Nesta semana eu testei o aplicativo da Lensa. É um editor de fotografia, mas a empresa responsável, a Prisma Lab, decidiu adicionar um comando de inteligência artificial na programação para gerar avatares criativos, disruptivos e personalizados para cada usuário. O resultado é artisticamente irresistível para a vaidade humana – e digital. Quando fiz o download no celular, o aplicativo solicitou imagens de selfies minhas e autorização para acessar dados de consumo no meu telefone. Com as informações, o robô Lensa decidiu aplicar estilos como anime, cosmic, fantasy, Kawaii, pop, iridescent e fairy princess. O resultado foram imagens sedutoras e divertidas.
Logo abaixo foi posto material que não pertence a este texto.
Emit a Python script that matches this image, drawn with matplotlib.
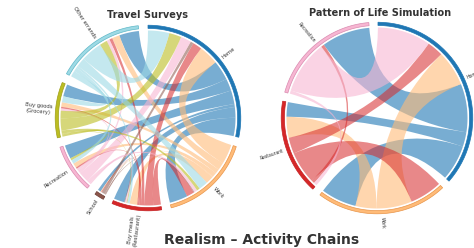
import numpy as np
import matplotlib.pyplot as plt
from matplotlib.path import Path
from matplotlib.patches import PathPatch, Polygon

# ---- Travel surveys (left) ----
ts_names = ['Home', 'Work', 'Buy meals\n(Restaurant)', 'School', 'Recreation',
            'Buy goods\n(Grocery)', 'Other errands']
ts_colors = ['#1f77b4', '#ffbb78', '#d62728', '#8c564b', '#f7b6d2', '#bcbd22', '#9edae5']
ts_edges = ['#1f77b4', '#e8954a', '#c42224', '#6e3f36', '#d98bb0', '#9fa01a', '#5fb8c8']
# flows[src][dst]
ts_flows = np.array([
    [0, 12, 7, 2, 9, 8, 13],
    [13, 0, 5, 0.5, 3, 3, 5],
    [6, 5, 0, 0.5, 1, 1, 2],
    [2, 0.5, 0.5, 0, 0, 0, 0],
    [7, 2, 1, 0, 0, 1.5, 2],
    [8, 2, 0.5, 0, 1.5, 0, 5],
    [14, 6, 1.5, 0, 2.5, 4, 0],
])

# ---- Pattern of life simulation (right) ----
pol_names = ['Home', 'Work', 'Restaurant', 'Recreation']
pol_colors = ['#1f77b4', '#ffbb78', '#d62728', '#f7b6d2']
pol_edges = ['#1f77b4', '#e8954a', '#c42224', '#d98bb0']
pol_flows = np.array([
    [0, 22, 9, 30],
    [22, 0, 13, 0],
    [10, 20, 0, 2],
    [33, 0, 2, 0],
])
# order of ribbon ends along each arc, clockwise ('o' = outgoing, 'i' = incoming)
pol_order = [
    [('i', 3), ('i', 2), ('i', 1), ('o', 3), ('o', 2), ('o', 1)],
    [('i', 2), ('o', 0), ('o', 2), ('i', 0)],
    [('i', 3), ('o', 3), ('o', 1), ('o', 0), ('i', 1), ('i', 0)],
    [('o', 2), ('o', 0), ('i', 2), ('i', 0)],
]

chord_alpha = {'#1f77b4': 0.6, '#ffbb78': 0.6, '#d62728': 0.55, '#8c564b': 0.55,
               '#f7b6d2': 0.6, '#bcbd22': 0.6, '#9edae5': 0.6}


def default_order(n):
    order = []
    for i in range(n):
        ccw = [(i - k) % n for k in range(1, n)]
        if i == 0:
            order.append([('i', j) for j in ccw] + [('o', j) for j in ccw])
        else:
            order.append([('o', j) for j in ccw] + [('i', j) for j in ccw if j != 0] + [('i', 0)])
    return order


def pt(cx, cy, r, a):
    t = np.radians(a)
    return cx + r * np.cos(t), cy - r * np.sin(t)


def arc_pts(cx, cy, r, a0, a1, num=40):
    t = np.linspace(a0, a1, num)
    return [pt(cx, cy, r, a) for a in t]


def chord(ax, cx, cy, r, flows, order, names, colors, edges, start, gap, fs):
    n = len(names)
    tot = flows.sum(axis=1) + flows.sum(axis=0)
    scale = (360 - n * gap) / tot.sum()
    ends = {}
    a = start
    for i in range(n):
        span = tot[i] * scale
        # arc band
        outer = arc_pts(cx, cy, r + 3.8, a, a - span)
        inner = arc_pts(cx, cy, r + 0.6, a - span, a)
        ax.add_patch(Polygon(outer + inner, closed=True, facecolor=colors[i],
                             edgecolor=edges[i], lw=0.5, zorder=3))
        # label
        mid = a - span / 2
        m = mid % 360
        x, y = pt(cx, cy, r + 7, mid)
        if 90 < m < 270:
            ax.text(x, y, names[i], rotation=m - 180, rotation_mode='anchor',
                    ha='right', va='center', fontsize=fs, color='#333333',
                    multialignment='center')
        else:
            ax.text(x, y, names[i], rotation=m if m < 90 else m - 360,
                    rotation_mode='anchor', ha='left', va='center', fontsize=fs,
                    color='#333333', multialignment='center')
        b = a
        for kind, j in order[i]:
            w = (flows[i][j] if kind == 'o' else flows[j][i]) * scale
            if w > 0:
                ends[(kind, i, j)] = (b, b - w)
            b -= w
        a -= span + gap

    rc = r - 1.5
    for i in range(n):
        for j in range(n):
            if flows[i][j] <= 0:
                continue
            s0, s1 = ends[('o', i, j)]
            t0, t1 = ends[('i', j, i)]
            verts = arc_pts(cx, cy, rc, s0, s1)
            codes = [Path.MOVETO] + [Path.LINETO] * (len(verts) - 1)
            verts += [(cx, cy), pt(cx, cy, rc, t0)]
            codes += [Path.CURVE3, Path.CURVE3]
            tv = arc_pts(cx, cy, rc, t0, t1)[1:]
            verts += tv
            codes += [Path.LINETO] * len(tv)
            verts += [(cx, cy), pt(cx, cy, rc, s0)]
            codes += [Path.CURVE3, Path.CURVE3]
            verts.append(verts[0])
            codes.append(Path.CLOSEPOLY)
            ax.add_patch(PathPatch(Path(verts, codes), facecolor=colors[i],
                                   edgecolor='none', alpha=chord_alpha[colors[i]], zorder=2))


fig = plt.figure(figsize=(4.74, 2.48), dpi=100)
ax = fig.add_axes([0, 0, 1, 1])
ax.set_xlim(0, 474)
ax.set_ylim(248, 0)
ax.axis('off')

chord(ax, 148, 118, 89, ts_flows, default_order(len(ts_names)), ts_names,
      ts_colors, ts_edges, 90, 6, 3.8)
chord(ax, 377, 118, 92, pol_flows, pol_order, pol_names,
      pol_colors, pol_edges, 89.4, 5.5, 3.3)

ax.text(148, 15, 'Travel Surveys', ha='center', va='center', fontsize=7,
        fontweight='bold', color='#333333')
ax.text(380, 13, 'Pattern of Life Simulation', ha='center', va='center', fontsize=7,
        fontweight='bold', color='#333333')
ax.text(262, 240, 'Realism \u2013 Activity Chains', ha='center', va='center',
        fontsize=10, fontweight='bold', color='#333333')

fig.savefig('out.png', dpi=100)
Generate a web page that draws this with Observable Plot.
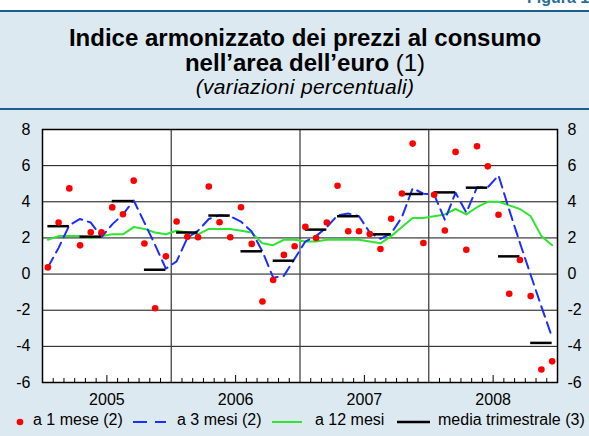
<!DOCTYPE html>
<html><head><meta charset="utf-8">
<script src="https://cdn.jsdelivr.net/npm/d3@7"></script>
<script src="https://cdn.jsdelivr.net/npm/@observablehq/plot@0.6"></script>
<style>
body{margin:0;background:#fff;font-family:Helvetica,Arial,"Liberation Sans",sans-serif;}
#page{position:relative;width:589px;height:436px;overflow:hidden;background:#fff;}
#band{position:absolute;left:0;top:10px;width:589px;height:426px;background:#dde9f0;border-top:2px solid #1d5f8c;box-sizing:border-box;}
#sep{position:absolute;left:0;top:108px;width:589px;height:2px;background:#1d5f8c;}
#fig{position:absolute;left:527px;top:-10px;font-weight:bold;font-size:16px;line-height:1;color:#2a6f9a;white-space:nowrap;}
.t{position:absolute;left:0;width:610px;text-align:center;color:#000;white-space:nowrap;line-height:1;}
#t1{top:26px;font-size:24px;font-weight:bold;}
#t2{top:51px;font-size:24px;}
#t3{top:76px;font-size:21px;font-style:italic;letter-spacing:0.3px;}
#chart{position:absolute;left:0;top:110px;}
#legend{position:absolute;left:0;top:412px;width:589px;height:22px;font-size:16px;line-height:1;}
#legend span{position:absolute;top:0;white-space:nowrap;}
#legend svg{position:absolute;top:0;left:0;}
</style></head>
<body><div id="page">
<div id="fig">Figura 13</div>
<div id="band"></div>
<div id="sep"></div>
<div class="t" id="t1">Indice armonizzato dei prezzi al consumo</div>
<div class="t" id="t2"><b>nell’area dell’euro</b> (1)</div>
<div class="t" id="t3">(variazioni percentuali)</div>
<div id="chart"></div>
<div id="legend">
<svg width="589" height="22">
<circle cx="20" cy="10" r="3.3" fill="#ff0000"/>
<line x1="133" x2="166" y1="10" y2="10" stroke="#1a2eff" stroke-width="2" stroke-dasharray="14,8"/>
<line x1="272" x2="302" y1="10" y2="10" stroke="#2ee62e" stroke-width="2"/>
<line x1="397" x2="430" y1="10" y2="10" stroke="#000" stroke-width="2.5"/>
</svg>
<span style="left:33px">a 1 mese (2)</span>
<span style="left:177px">a 3 mesi (2)</span>
<span style="left:315px">a 12 mesi</span>
<span style="left:438px">media trimestrale (3)</span>
</div>
</div>
<script>
const years = ["2005","2006","2007","2008"];
const yTicks = [-6,-4,-2,0,2,4,6,8];
const mese1 = [0.37,2.85,4.74,1.59,2.31,2.31,3.69,3.31,5.17,1.69,-1.89,0.98,
  2.91,2.06,2.04,4.85,2.87,2.04,3.70,1.67,-1.52,-0.33,1.06,1.54,
  2.61,2.00,2.85,4.89,2.37,2.37,2.22,1.39,3.06,4.46,7.22,1.72,
  4.39,2.41,6.76,1.35,7.07,5.96,3.28,-1.09,0.78,-1.22,-5.28,-4.83];
const mesi3 = [0.37,1.45,2.70,3.05,2.85,2.05,2.75,3.30,4.07,2.85,1.60,0.30,
  0.70,2.00,2.40,3.05,3.25,3.20,2.90,2.35,1.25,-0.20,-0.10,0.85,
  1.80,2.10,2.60,3.25,3.35,3.20,2.30,1.95,2.25,3.15,4.75,4.45,
  4.40,3.00,4.50,3.40,4.80,4.80,5.46,3.55,1.72,-0.05,-1.80,-3.50];
const mesi12 = [1.9,2.1,2.1,2.1,2.0,2.1,2.2,2.2,2.6,2.5,2.3,2.2,
  2.4,2.3,2.2,2.5,2.5,2.5,2.4,2.3,1.7,1.6,1.9,1.9,
  1.8,1.8,1.9,1.9,1.9,1.9,1.8,1.7,2.1,2.6,3.1,3.1,
  3.2,3.3,3.6,3.3,3.7,4.0,4.0,3.8,3.6,3.2,2.1,1.6];
const trimestrale = [2.65,2.07,4.04,0.24, 2.30,3.24,1.26,0.74, 2.46,3.20,2.20,4.43, 4.52,4.78,0.98,-3.81];

const months = mese1.map((v,i)=>({i, m1:v, m3:mesi3[i], m12:mesi12[i]}));
const quarters = trimestrale.map((v,q)=>({q, v}));
const monthTicks = d3.range(1,48).filter(d=>d%12!==0 && d%12!==6);
const midYear = years.map((y,k)=>k*12+6);
const yearLines = [12,24,36];
const xc = d=>d.i+0.5;

const chart = Plot.plot({
  width:589, height:300,
  marginLeft:42, marginRight:32, marginTop:19, marginBottom:28,
  x:{domain:[0,48], axis:null},
  y:{domain:[-6,8], axis:null},
  style:{background:"transparent", fontFamily:"Helvetica, Arial, 'Liberation Sans', sans-serif", fontSize:"16px", color:"#000"},
  marks:[
    Plot.frame({fill:"#fff", stroke:null}),
    Plot.ruleY([-4,-2,0,2,4,6], {stroke:"#111", strokeWidth:1}),
    Plot.ruleX(yearLines, {stroke:"#444", strokeWidth:1.3}),
    Plot.axisX({anchor:"bottom", ticks:monthTicks, tickSize:-4, tickFormat:()=>"", stroke:"#000"}),
    Plot.axisX({anchor:"bottom", ticks:midYear, tickSize:-7, tickFormat:()=>"", stroke:"#000"}),
    Plot.axisX({anchor:"bottom", ticks:midYear, tickSize:0, tickPadding:11, tickFormat:(d,i)=>years[i], fontSize:16, fill:"#000"}),
    Plot.axisY({anchor:"left", ticks:yTicks, tickSize:0, tickPadding:12, tickFormat:d=>String(d), fontSize:16, fill:"#000"}),
    Plot.axisY({anchor:"right", ticks:yTicks, tickSize:0, tickPadding:10, tickFormat:d=>String(d), fontSize:16, fill:"#000"}),
    Plot.line(months, {x:xc, y:"m12", stroke:"#2ee62e", strokeWidth:2}),
    Plot.line(months, {x:xc, y:"m3", stroke:"#1a2eff", strokeWidth:2, strokeDasharray:"11,6"}),
    Plot.ruleY(quarters, {y:"v", x1:d=>d.q*3+0.5, x2:d=>d.q*3+2.5, stroke:"#000", strokeWidth:2.5}),
    Plot.dot(months, {x:xc, y:"m1", r:3.3, fill:"#ff0000", stroke:null}),
    Plot.frame({stroke:"#000", strokeWidth:1.5})
  ]
});
document.getElementById("chart").appendChild(chart);
</script>
</body></html>
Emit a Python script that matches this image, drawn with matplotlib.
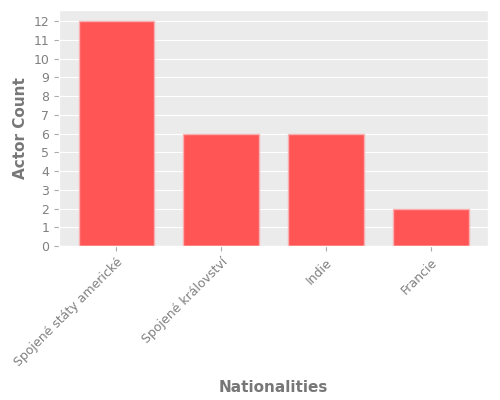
import matplotlib
matplotlib.use('Agg')
import matplotlib.pyplot as plt

plt.style.use('ggplot')

nationalities = ['Spojené státy americké', 'Spojené království', 'Indie', 'Francie']
actor_counts = [12, 6, 6, 2]

fig, ax = plt.subplots(figsize=(5, 4), dpi=100)
ax.set_facecolor('#ebebeb')
ax.bar(nationalities, actor_counts, width=0.72, color='#ff5555', edgecolor='#f8b0b0', linewidth=1)
ax.set_yticks(range(0, 13))
ax.set_xlabel('Nationalities', fontweight='bold', color='#777777', fontsize=11, labelpad=8)
ax.set_ylabel('Actor Count', fontweight='bold', color='#777777', fontsize=11)
ax.tick_params(axis='x', labelrotation=45, labelsize=9, colors='#aaaaaa', labelcolor='#808080')
ax.tick_params(axis='y', labelsize=9, colors='#aaaaaa', labelcolor='#808080')
for lab in ax.get_xticklabels():
    lab.set_ha('right')
    lab.set_rotation_mode('anchor')
ax.grid(axis='x', visible=False)
fig.subplots_adjust(left=0.118, right=0.976, top=0.975, bottom=0.385)
fig.savefig('out.png')
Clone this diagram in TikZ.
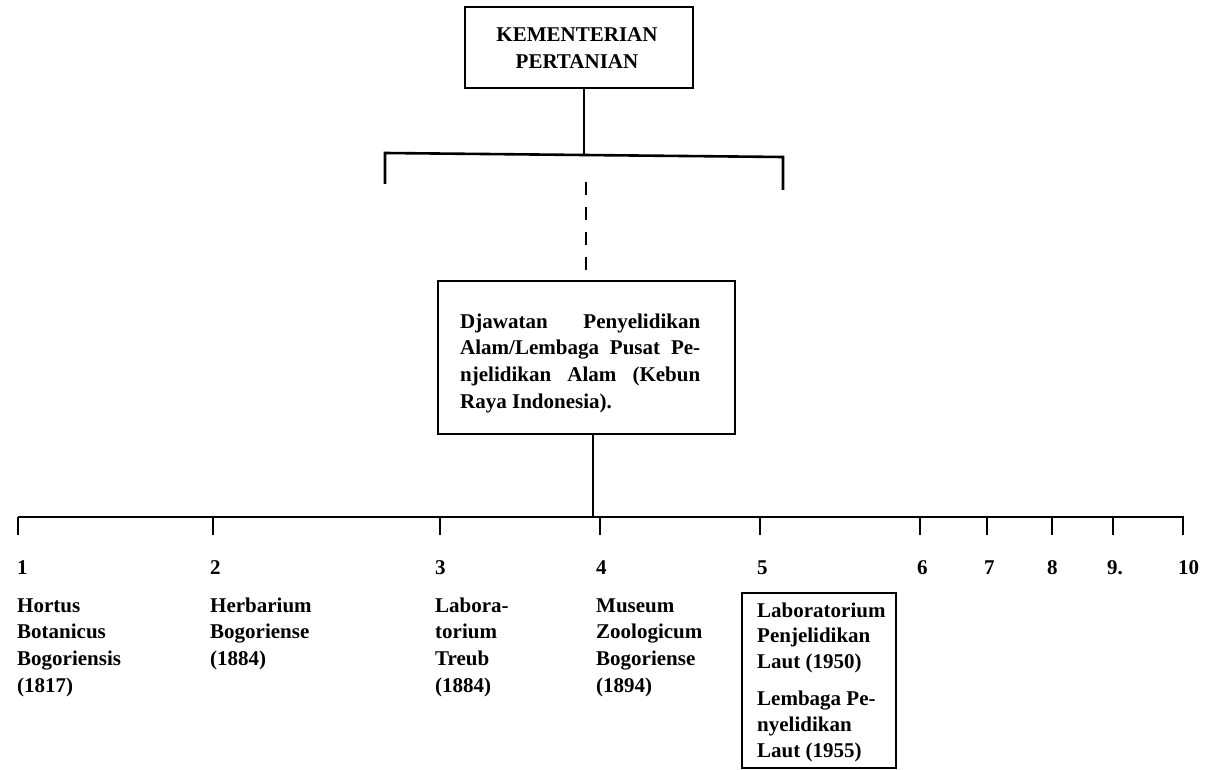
\documentclass[tikz,border=0pt]{standalone}
\usepackage{fontspec}
\setmainfont{Liberation Serif}
\begin{document}
\begin{tikzpicture}[x=1pt,y=-1pt,
  box/.style={draw, line width=2pt, inner sep=0pt},
  txt/.style={inner sep=0pt, font=\fontsize{21}{26.7}\selectfont\bfseries},
  num/.style={inner sep=0pt, anchor=base west, font=\fontsize{21}{26.7}\selectfont\bfseries},
  conn/.style={line width=2pt},
  tickline/.style={line width=2.6pt},
  dashconn/.style={line width=2.6pt, dash pattern=on 13pt off 12pt}]
\useasboundingbox (0,0) rectangle (1210,770);

% top box
\node[box, minimum width=228pt, minimum height=81pt] (top) at (579,47.5) {};
\node[txt, anchor=base] (toptext) at (577,42)
  {\begin{tabular}[t]{@{}c@{}}KEMENTERIAN\\PERTANIAN\end{tabular}};

% bracket
\coordinate (bj) at (584,155);
\coordinate (bl) at (385,153);
\coordinate (br) at (783,157);
\coordinate (bll) at (385,184);
\coordinate (brl) at (783,190);
\draw[conn] (top.south -| bj) -- (bj);
\draw[conn, line width=2.6pt] (bll) -- (bl) -- (br) -- (brl);

% dashed link
\coordinate (dtop) at (586,182);
\coordinate (dbot) at (586,270);
\draw[dashconn] (dtop) -- (dbot);

% middle box
\node[box, minimum width=297pt, minimum height=153pt] (mid) at (586.5,357.5) {};
\node[txt, anchor=base west] (midtext) at (460,328)
  {\parbox[t]{240pt}{\fontsize{21}{26.7}\selectfont
   \makebox[240pt][s]{Djawatan Penyelidikan}\\
   \makebox[240pt][s]{Alam/Lembaga Pusat Pe-}\\
   \makebox[240pt][s]{njelidikan Alam (Kebun}\\
   \makebox[240pt][l]{Raya Indonesia).}}};

% main line
\coordinate (mj) at (593,517);
\draw[conn] (mid.south -| mj) -- (mj);
\coordinate (m1) at (18,517);
\coordinate (m10) at (1184,517);
\draw[conn, line width=1.8pt] (m1) -- (m10);
\foreach \i/\x in {1/18,2/213,3/440,4/600,5/760,6/920,7/987,8/1052,9/1113,10/1183}{
  \coordinate (t\i) at (\x,517);
  \coordinate (e\i) at (\x,535);
  \draw[tickline] (t\i) -- (e\i);
}

% numbers
\node[num] (n1) at (17,574) {1};
\node[num] (n2) at (210,574) {2};
\node[num] (n3) at (435,574) {3};
\node[num] (n4) at (596,574) {4};
\node[num] (n5) at (757,574) {5};
\node[num] (n6) at (917,574) {6};
\node[num] (n7) at (984,574) {7};
\node[num] (n8) at (1047,574) {8};
\node[num] (n9) at (1107,574) {9.};
\node[num] (n10) at (1178,574) {10};

% column texts
\node[num] (c1) at (17,612) {\parbox[t]{150pt}{\raggedright Hortus\\Botanicus\\Bogoriensis\\(1817)}};
\node[num] (c2) at (210,612) {\parbox[t]{150pt}{\raggedright Herbarium\\Bogoriense\\(1884)}};
\node[num] (c3) at (435,612) {\parbox[t]{150pt}{\raggedright Labora-\\torium\\Treub\\(1884)}};
\node[num] (c4) at (596,612) {\parbox[t]{150pt}{\raggedright Museum\\Zoologicum\\Bogoriense\\(1894)}};

% box 5
\node[box, minimum width=154pt, minimum height=175pt, anchor=north west] (b5) at (741,592) {};
\node[num] (c5) at (757,617) {\parbox[t]{140pt}{\raggedright\fontsize{21}{25.8}\selectfont Laboratorium\\Penjelidikan\\Laut (1950)\\[11pt]Lembaga Pe-\\nyelidikan\\Laut (1955)}};
\end{tikzpicture}
\end{document}
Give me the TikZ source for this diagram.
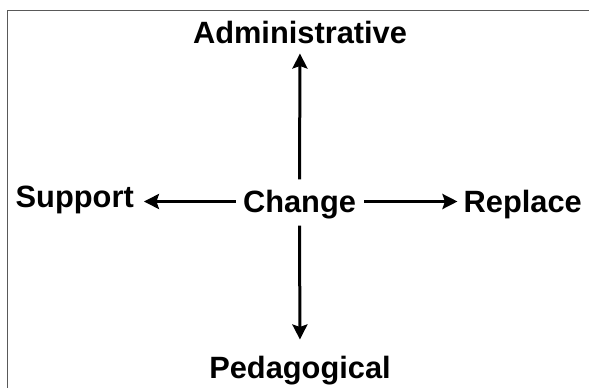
\documentclass[tikz,border=0pt]{standalone}
\usepackage{fontspec}
\setmainfont{Liberation Sans}
\usetikzlibrary{arrows.meta}
\begin{document}
\begin{tikzpicture}[x=1pt,y=-1pt,
  lbl/.style={font=\bfseries\fontsize{30.8}{36}\selectfont, inner sep=0pt},
  arr/.style={line width=3pt, -{Stealth[length=15pt,width=15pt,inset=2.5pt]}},
  frame/.style={draw=black!65, line width=1.2pt}]
\useasboundingbox (0,0) rectangle (589,388);
\draw[frame] (7.5,400) -- (7.5,10.8) -- (600,10.8);
\node[lbl, anchor=base] (adm) at (300,43) {Administrative};
\node[lbl, anchor=base] (chg) at (299.5,212) {Change};
\node[lbl, anchor=base] (ped) at (300,378) {Pedagogical};
\node[lbl, anchor=base west] (sup) at (15.5,207) {Support};
\node[lbl, anchor=base east] (rep) at (582,212.5) {Replace};
\path ([yshift=10.5pt]chg.base) coordinate (hc);
\draw[arr, shorten <=7pt, shorten >=10pt] (chg.west |- hc) -- (sup.east |- hc);
\draw[arr, shorten <=8pt, shorten >=6pt] (chg.east |- hc) -- (rep.west |- hc);
\draw[arr, shorten <=10pt, shorten >=10pt] (chg.north) -- (adm.south);
\draw[arr, shorten <=7pt, shorten >=16pt] (chg.south) -- (ped.north);
\end{tikzpicture}
\end{document}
Antes de seguir, uma janela de professoral – sim, tenho este terrível defeito que também é uma qualidade: ser professora. Não resisto a explicar as diferenças de termos antes de seguir. Se preferir, pule o parágrafo. Vamos lá: nem tudo que é automatizado é inteligência artificial, mas depende da programação de comandos algorítmicos. Em outras palavras, os algoritmos são comandos que permitem a automação controlada pelo usuário ou pelo programador e que também são os comandos iniciais para a aprendizagem de máquina, ou seja, a inteligência artificial, a IA. Com quantos robôs você conversou hoje? Por mais que a automação da prestação de serviços seja irritante em muitas situações, é inegável que o desenvolvimento de aplicações digitais cria soluções eficientes para problemas crônicos da sociedade. É o caso de aplicativos de entregas, de transporte, de troca de mensagens e tantos outros que viraram indispensáveis em nossa rotina. A questão é que para um algoritmo funcionar de forma autônoma, ele precisa aprender a partir de informações que nós humanos fornecemos. O humano é o professor da inteligência artificial. E este é o ponto onde eu queria chegar para voltar a falar sobre os meus sedutores avatares da Lensa.
Os avatares sobre fotografias selfie produzem um efeito de arte automático irresistível para a vaidade dos instagrammers como eu. Mesmo sendo uma crítica do desrespeito à privacidade dos dados, defensora da regulação e limitação de manipulação de dados por plataformas digitais e tudo mais, eu avatarizei porque não resisti à trend que é resultado do efeito viral de downloads do aplicativo Lensa. A dona do app, a Prisma Labs é uma startup criada em 2016 na Califórnia. O aplicativo, que pode ser baixado tanto em iOS como em Android, é um editor de fotos que pode ser usado “manualmente” pelo comando humano ou com acionamento dos recursos de inteligência artificial.
Como a inteligência artificial produz avatares que estimulam o imaginário humano, místico, ficcional, a aplicação do efeito virou mania. A viralização, aposto contigo, será um negócio de milhões para a Prisma. Eu mesma paguei pelos meus avatares, ou seja, estou alimentando o monstro com meus dados e meu dinheiro. E, pelo resultado, entendo que o algoritmo de inteligência artificial Lensa ainda tem muito a aprender. Na medida em que mais imagens de usuários vão sendo armazenadas nos bancos de dados da Prisma, melhor o aplicativo torna-se capaz de identificação facial. Paralelo à competência de ler traços de fisionomia, o robô também vai armazenando junto dados pessoais e de comportamento de consumo. Tudo isso está explícito nas letras pequenas dos termos e condições de uso, aquela caixinha que marcamos sem ler na pressa de usar a bacanice.
O efeito manada cobra um preço hoje – que pode ser bem baixo, no meu caso foi R$ 10 -, mas poderá custar uma fortuna no futuro. O uso dos meus, teus e nossos dados em caráter “irrevogável” concede à empresa o direito de armazenar estas informações e usá-las para novos negócios com manipulação de dados, performance algorítmica e inteligência artificial lá na frente. A vaidade digital de hoje pode ficar cara para o meu eu do futuro.
O mesmo raciocínio funciona para plataformas de mídias sociais como o Instagram e o Facebook. Ou seja, estamos todos vulneráveis e suscetíveis a decisões de grandes empresas de tecnologia que detêm os direitos de uso dos nossos dados. Os benefícios são inúmeros, não há como negar que a inteligência artificial melhora a vida. Não me interpretem mal, sou crítica, mas também sou entusiasta das novas tecnologias. Quero o melhor dos dois mundos: que a inteligência artificial nos preste os melhores serviços, mas com os menores riscos em invasão de privacidade, insegurança digital e publicidade ostensiva. É pedir demais, amigo robô?
Bem, eu confesso: entrei na trend consciente do investimento de alto risco, sem possibilidade de retorno financeiro. Mas, sabe aquela máxima “quem avisa amigo é”? Você está avisado.